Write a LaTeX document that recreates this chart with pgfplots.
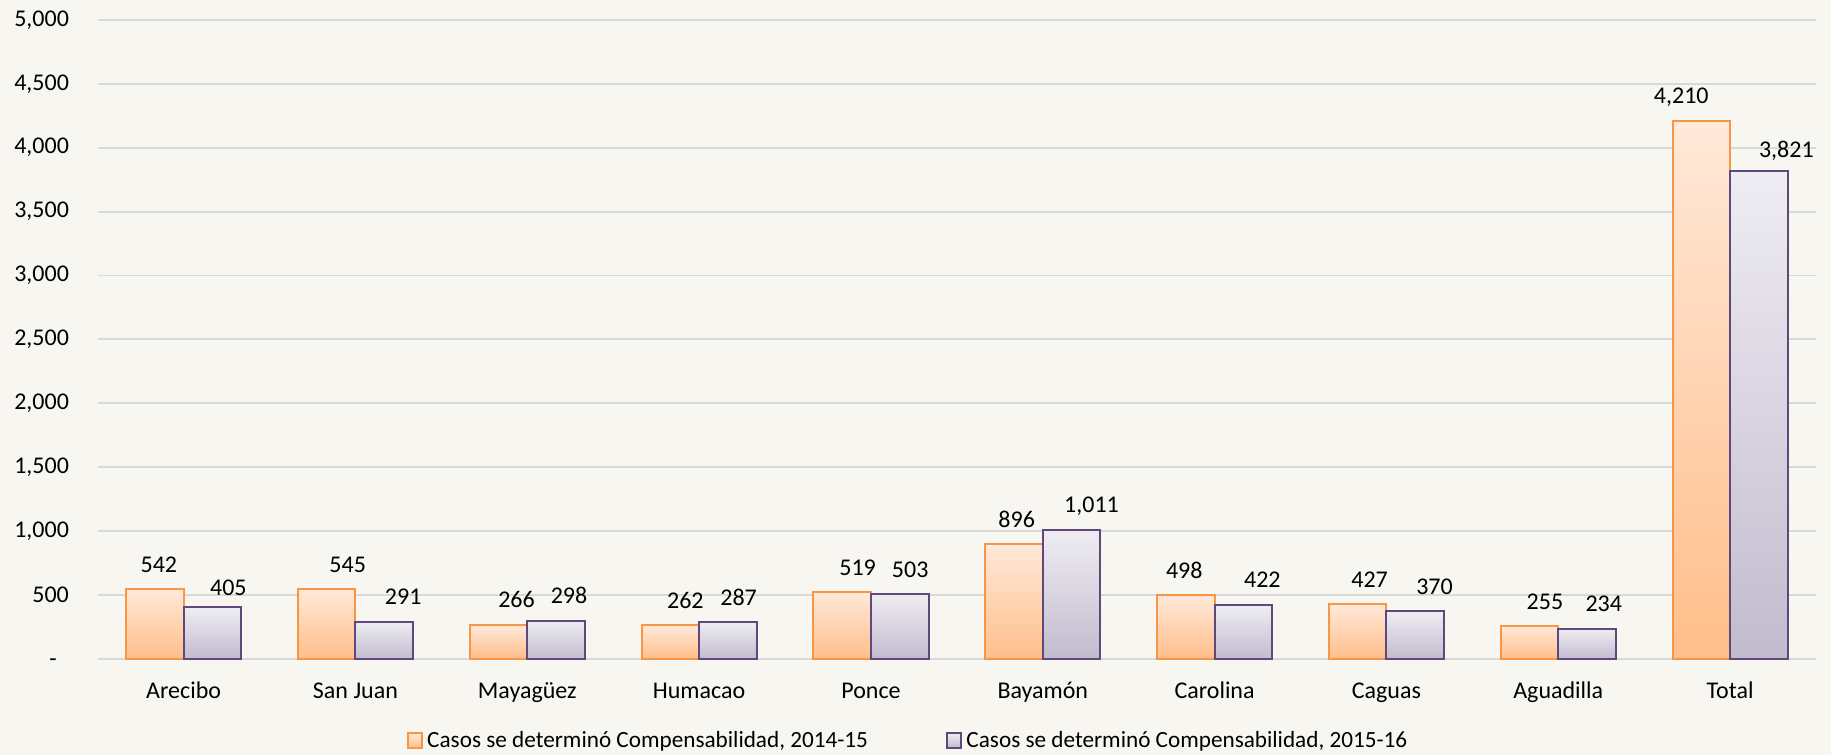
\documentclass[border=0pt]{standalone}
\usepackage{fontspec}
\setmainfont{Carlito}
\usepackage{pgfplots}
\pgfplotsset{compat=1.18}

\definecolor{bg}{RGB}{247,246,240}
\definecolor{gridc}{RGB}{217,217,217}
\definecolor{orline}{RGB}{247,150,70}
\definecolor{ortop}{RGB}{255,233,217}
\definecolor{orbot}{RGB}{255,190,138}
\definecolor{puline}{RGB}{95,73,122}
\definecolor{putop}{RGB}{239,237,243}
\definecolor{pubot}{RGB}{194,187,206}

\newcommand{\lblfont}{\fontsize{12}{14}\selectfont}
\newcommand{\legfont}{\fontsize{11.6}{14}\selectfont}

% label offsets are given relative to the category centre (bar shift = 14.39pt)
\pgfplotsset{
  obar/.style={ybar, bar width=0.335, bar shift=-0.1675, draw=orline, line width=1pt,
    top color=ortop, bottom color=orbot, forget plot, nodes near coords,
    every node near coord/.append style={anchor=base, inner sep=0pt, text=black, font=\lblfont}},
  pbar/.style={ybar, bar width=0.335, bar shift=0.1675, draw=puline, line width=1pt,
    top color=putop, bottom color=pubot, forget plot, nodes near coords,
    every node near coord/.append style={anchor=base, inner sep=0pt, text=black, font=\lblfont}},
  lbl/.style 2 args={every node near coord/.append style={xshift=#1pt, yshift=#2pt}},
}

\begin{document}
\begin{tikzpicture}
\useasboundingbox (0,0) rectangle (915.5pt,377.5pt);
\fill[bg] (0,0) rectangle (915.5pt,377.5pt);
\begin{axis}[
  at={(48.85pt,48.15pt)}, anchor=south west,
  scale only axis, width=859.15pt, height=319.35pt,
  xmin=-0.5, xmax=9.5, ymin=0, ymax=5000,
  axis line style={draw=none},
  tick style={draw=none}, major tick length=0pt,
  ytick={0,500,...,5000},
  yticklabels={{-\phantom{0}},500,{1,000},{1,500},{2,000},{2,500},{3,000},{3,500},{4,000},{4,500},{5,000}},
  xtick={0,...,9},
  xticklabels={Arecibo,San Juan,Mayagüez,Humacao,Ponce,Bayamón,Carolina,Caguas,Aguadilla,Total},
  ymajorgrids, major grid style={draw=gridc, line width=0.9pt},
  xticklabel style={anchor=base, inner sep=0pt, yshift=-19.8pt, font=\lblfont},
  yticklabel style={anchor=east, inner sep=0pt, xshift=-14.2pt, font=\lblfont},
  /pgf/number format/.cd, 1000 sep={,}, assume math mode=true, /pgfplots/.cd,
  clip=false,
  legend columns=2,
  legend style={at={(0.4722,-0.128)}, anchor=center, draw=none, fill=none,
    inner sep=0pt, font=\legfont,
    /tikz/every even column/.append style={column sep=37pt}},
  legend image code/.code={\draw[#1] (0pt,-3.6pt) rectangle (7.2pt,3.6pt);},
]
\addlegendimage{draw=orline, line width=1pt, top color=ortop, bottom color=orbot}
\addlegendentry{Casos se determinó Compensabilidad, 2014-15}
\addlegendimage{draw=puline, line width=1pt, top color=putop, bottom color=pubot}
\addlegendentry{Casos se determinó Compensabilidad, 2015-16}

% 2014-15
\addplot[obar, lbl={-12.39}{8.5}] coordinates {(0,542)};
\addplot[obar, lbl={-3.89}{8.5}]  coordinates {(1,545)};
\addplot[obar, lbl={-5.39}{8.5}]  coordinates {(2,266)};
\addplot[obar, lbl={-6.89}{8.5}]  coordinates {(3,262)};
\addplot[obar, lbl={-6.64}{8.5}]  coordinates {(4,519)};
\addplot[obar, lbl={-13.04}{8.5}] coordinates {(5,896)};
\addplot[obar, lbl={-15.14}{8.5}] coordinates {(6,498)};
\addplot[obar, lbl={-8.39}{8.5}]  coordinates {(7,427)};
\addplot[obar, lbl={-6.64}{8.5}]  coordinates {(8,255)};
\addplot[obar, lbl={-24.39}{8.65}] coordinates {(9,4210)};
% 2015-16
\addplot[pbar, lbl={22.39}{5.85}] coordinates {(0,405)};
\addplot[pbar, lbl={23.89}{8.5}]  coordinates {(1,291)};
\addplot[pbar, lbl={20.89}{8.5}]  coordinates {(2,298)};
\addplot[pbar, lbl={19.74}{8.5}]  coordinates {(3,287)};
\addplot[pbar, lbl={19.64}{8.5}]  coordinates {(4,503)};
\addplot[pbar, lbl={24.39}{8.5}]  coordinates {(5,1011)};
\addplot[pbar, lbl={23.89}{8.5}]  coordinates {(6,422)};
\addplot[pbar, lbl={24.04}{8.5}]  coordinates {(7,370)};
\addplot[pbar, lbl={22.74}{8.5}]  coordinates {(8,234)};
\addplot[pbar, lbl={28.14}{6.65}] coordinates {(9,3821)};
\end{axis}
\end{tikzpicture}
\end{document}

______

(Written problem): Print out the lines exactly, skipping any picture.

(Task result):
Write a LaTeX document that recreates this chart with pgfplots.
\documentclass[border=0pt]{standalone}
\usepackage{fontspec}
\setmainfont{Carlito}
\usepackage{pgfplots}
\pgfplotsset{compat=1.18}

\definecolor{bg}{RGB}{247,246,240}
\definecolor{gridc}{RGB}{217,217,217}
\definecolor{orline}{RGB}{247,150,70}
\definecolor{ortop}{RGB}{255,233,217}
\definecolor{orbot}{RGB}{255,190,138}
\definecolor{puline}{RGB}{95,73,122}
\definecolor{putop}{RGB}{239,237,243}
\definecolor{pubot}{RGB}{194,187,206}

\newcommand{\lblfont}{\fontsize{12}{14}\selectfont}
\newcommand{\legfont}{\fontsize{11.6}{14}\selectfont}

% label offsets are given relative to the category centre (bar shift = 14.39pt)
\pgfplotsset{
  obar/.style={ybar, bar width=0.335, bar shift=-0.1675, draw=orline, line width=1pt,
    top color=ortop, bottom color=orbot, forget plot, nodes near coords,
    every node near coord/.append style={anchor=base, inner sep=0pt, text=black, font=\lblfont}},
  pbar/.style={ybar, bar width=0.335, bar shift=0.1675, draw=puline, line width=1pt,
    top color=putop, bottom color=pubot, forget plot, nodes near coords,
    every node near coord/.append style={anchor=base, inner sep=0pt, text=black, font=\lblfont}},
  lbl/.style 2 args={every node near coord/.append style={xshift=#1pt, yshift=#2pt}},
}

\begin{document}
\begin{tikzpicture}
\useasboundingbox (0,0) rectangle (915.5pt,377.5pt);
\fill[bg] (0,0) rectangle (915.5pt,377.5pt);
\begin{axis}[
  at={(48.85pt,48.15pt)}, anchor=south west,
  scale only axis, width=859.15pt, height=319.35pt,
  xmin=-0.5, xmax=9.5, ymin=0, ymax=5000,
  axis line style={draw=none},
  tick style={draw=none}, major tick length=0pt,
  ytick={0,500,...,5000},
  yticklabels={{-\phantom{0}},500,{1,000},{1,500},{2,000},{2,500},{3,000},{3,500},{4,000},{4,500},{5,000}},
  xtick={0,...,9},
  xticklabels={Arecibo,San Juan,Mayagüez,Humacao,Ponce,Bayamón,Carolina,Caguas,Aguadilla,Total},
  ymajorgrids, major grid style={draw=gridc, line width=0.9pt},
  xticklabel style={anchor=base, inner sep=0pt, yshift=-19.8pt, font=\lblfont},
  yticklabel style={anchor=east, inner sep=0pt, xshift=-14.2pt, font=\lblfont},
  /pgf/number format/.cd, 1000 sep={,}, assume math mode=true, /pgfplots/.cd,
  clip=false,
  legend columns=2,
  legend style={at={(0.4722,-0.128)}, anchor=center, draw=none, fill=none,
    inner sep=0pt, font=\legfont,
    /tikz/every even column/.append style={column sep=37pt}},
  legend image code/.code={\draw[#1] (0pt,-3.6pt) rectangle (7.2pt,3.6pt);},
]
\addlegendimage{draw=orline, line width=1pt, top color=ortop, bottom color=orbot}
\addlegendentry{Casos se determinó Compensabilidad, 2014-15}
\addlegendimage{draw=puline, line width=1pt, top color=putop, bottom color=pubot}
\addlegendentry{Casos se determinó Compensabilidad, 2015-16}

% 2014-15
\addplot[obar, lbl={-12.39}{8.5}] coordinates {(0,542)};
\addplot[obar, lbl={-3.89}{8.5}]  coordinates {(1,545)};
\addplot[obar, lbl={-5.39}{8.5}]  coordinates {(2,266)};
\addplot[obar, lbl={-6.89}{8.5}]  coordinates {(3,262)};
\addplot[obar, lbl={-6.64}{8.5}]  coordinates {(4,519)};
\addplot[obar, lbl={-13.04}{8.5}] coordinates {(5,896)};
\addplot[obar, lbl={-15.14}{8.5}] coordinates {(6,498)};
\addplot[obar, lbl={-8.39}{8.5}]  coordinates {(7,427)};
\addplot[obar, lbl={-6.64}{8.5}]  coordinates {(8,255)};
\addplot[obar, lbl={-24.39}{8.65}] coordinates {(9,4210)};
% 2015-16
\addplot[pbar, lbl={22.39}{5.85}] coordinates {(0,405)};
\addplot[pbar, lbl={23.89}{8.5}]  coordinates {(1,291)};
\addplot[pbar, lbl={20.89}{8.5}]  coordinates {(2,298)};
\addplot[pbar, lbl={19.74}{8.5}]  coordinates {(3,287)};
\addplot[pbar, lbl={19.64}{8.5}]  coordinates {(4,503)};
\addplot[pbar, lbl={24.39}{8.5}]  coordinates {(5,1011)};
\addplot[pbar, lbl={23.89}{8.5}]  coordinates {(6,422)};
\addplot[pbar, lbl={24.04}{8.5}]  coordinates {(7,370)};
\addplot[pbar, lbl={22.74}{8.5}]  coordinates {(8,234)};
\addplot[pbar, lbl={28.14}{6.65}] coordinates {(9,3821)};
\end{axis}
\end{tikzpicture}
\end{document}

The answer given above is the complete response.